____ Source material
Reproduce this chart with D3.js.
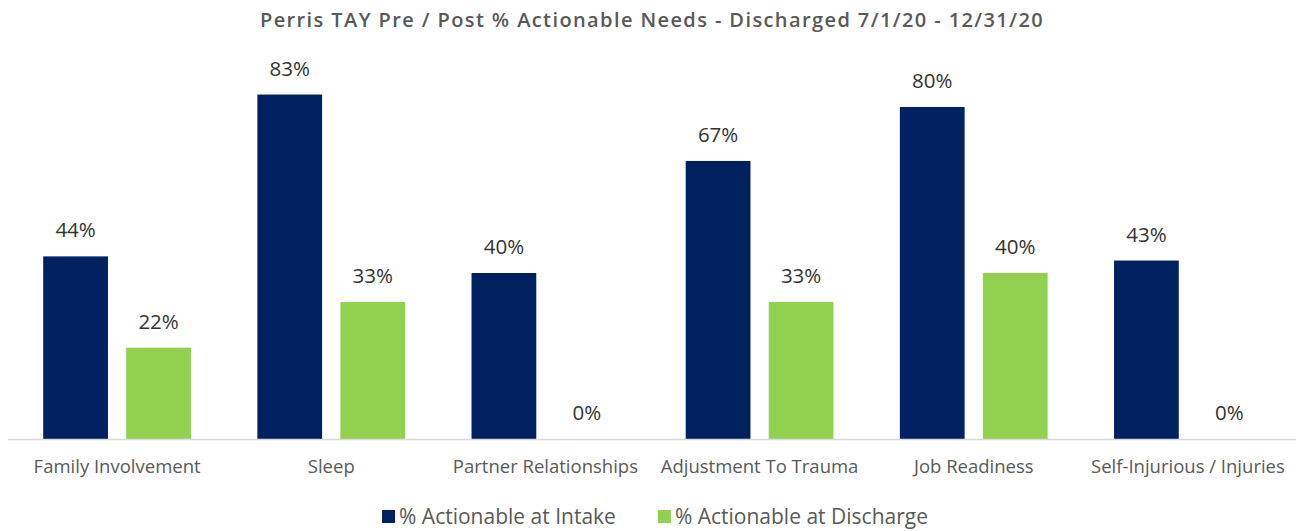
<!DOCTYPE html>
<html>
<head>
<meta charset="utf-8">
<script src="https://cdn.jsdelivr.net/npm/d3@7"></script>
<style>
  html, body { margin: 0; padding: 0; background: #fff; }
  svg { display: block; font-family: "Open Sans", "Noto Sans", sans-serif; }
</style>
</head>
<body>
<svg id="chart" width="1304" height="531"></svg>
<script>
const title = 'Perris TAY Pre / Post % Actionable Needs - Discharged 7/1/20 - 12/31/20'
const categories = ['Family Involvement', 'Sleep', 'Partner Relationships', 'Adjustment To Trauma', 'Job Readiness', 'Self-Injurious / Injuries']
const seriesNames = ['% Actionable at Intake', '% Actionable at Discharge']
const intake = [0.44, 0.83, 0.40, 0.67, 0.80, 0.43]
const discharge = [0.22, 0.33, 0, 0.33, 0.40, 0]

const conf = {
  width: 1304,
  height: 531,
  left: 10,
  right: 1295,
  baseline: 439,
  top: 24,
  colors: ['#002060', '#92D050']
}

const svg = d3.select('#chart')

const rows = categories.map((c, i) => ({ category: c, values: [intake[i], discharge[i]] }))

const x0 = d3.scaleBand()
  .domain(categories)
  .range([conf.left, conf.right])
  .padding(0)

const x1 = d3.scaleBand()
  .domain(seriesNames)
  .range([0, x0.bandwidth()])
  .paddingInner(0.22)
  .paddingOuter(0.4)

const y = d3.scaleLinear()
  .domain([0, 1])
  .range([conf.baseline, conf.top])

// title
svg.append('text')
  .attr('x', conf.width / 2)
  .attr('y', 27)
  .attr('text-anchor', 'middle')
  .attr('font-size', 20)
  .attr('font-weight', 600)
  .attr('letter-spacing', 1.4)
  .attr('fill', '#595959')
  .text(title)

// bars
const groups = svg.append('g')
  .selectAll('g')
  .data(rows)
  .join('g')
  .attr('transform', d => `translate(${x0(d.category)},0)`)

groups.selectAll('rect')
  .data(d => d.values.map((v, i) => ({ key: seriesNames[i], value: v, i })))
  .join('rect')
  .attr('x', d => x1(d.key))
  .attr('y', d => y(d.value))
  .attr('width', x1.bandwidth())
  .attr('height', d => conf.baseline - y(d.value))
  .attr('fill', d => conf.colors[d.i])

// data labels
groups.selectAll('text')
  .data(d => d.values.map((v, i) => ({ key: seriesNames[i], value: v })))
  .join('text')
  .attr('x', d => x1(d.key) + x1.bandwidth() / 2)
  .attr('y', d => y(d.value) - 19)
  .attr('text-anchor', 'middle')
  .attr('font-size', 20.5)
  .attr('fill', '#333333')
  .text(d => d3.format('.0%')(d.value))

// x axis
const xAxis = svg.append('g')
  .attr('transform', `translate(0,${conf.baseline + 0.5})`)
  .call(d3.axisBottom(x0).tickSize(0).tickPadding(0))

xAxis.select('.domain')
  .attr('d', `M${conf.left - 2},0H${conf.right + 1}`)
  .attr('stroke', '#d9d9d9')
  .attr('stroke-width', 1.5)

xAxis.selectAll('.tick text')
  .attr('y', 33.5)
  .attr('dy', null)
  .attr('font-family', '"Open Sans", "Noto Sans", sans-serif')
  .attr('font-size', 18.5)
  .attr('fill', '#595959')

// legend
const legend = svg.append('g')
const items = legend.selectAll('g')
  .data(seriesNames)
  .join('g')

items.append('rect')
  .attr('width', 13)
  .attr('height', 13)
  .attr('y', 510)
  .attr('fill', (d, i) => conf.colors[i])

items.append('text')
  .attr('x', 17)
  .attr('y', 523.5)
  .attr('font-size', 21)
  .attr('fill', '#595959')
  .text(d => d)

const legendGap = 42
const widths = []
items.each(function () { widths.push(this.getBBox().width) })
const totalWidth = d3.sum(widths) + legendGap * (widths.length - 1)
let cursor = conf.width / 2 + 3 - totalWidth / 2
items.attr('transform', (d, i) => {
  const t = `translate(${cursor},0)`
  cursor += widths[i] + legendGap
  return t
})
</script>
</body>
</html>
________
Task details ▸ Filter the listing for the word "this" and copy every line that holds it.

Exercise solution ▸
Reproduce this chart with D3.js.
items.each(function () { widths.push(this.getBBox().width) })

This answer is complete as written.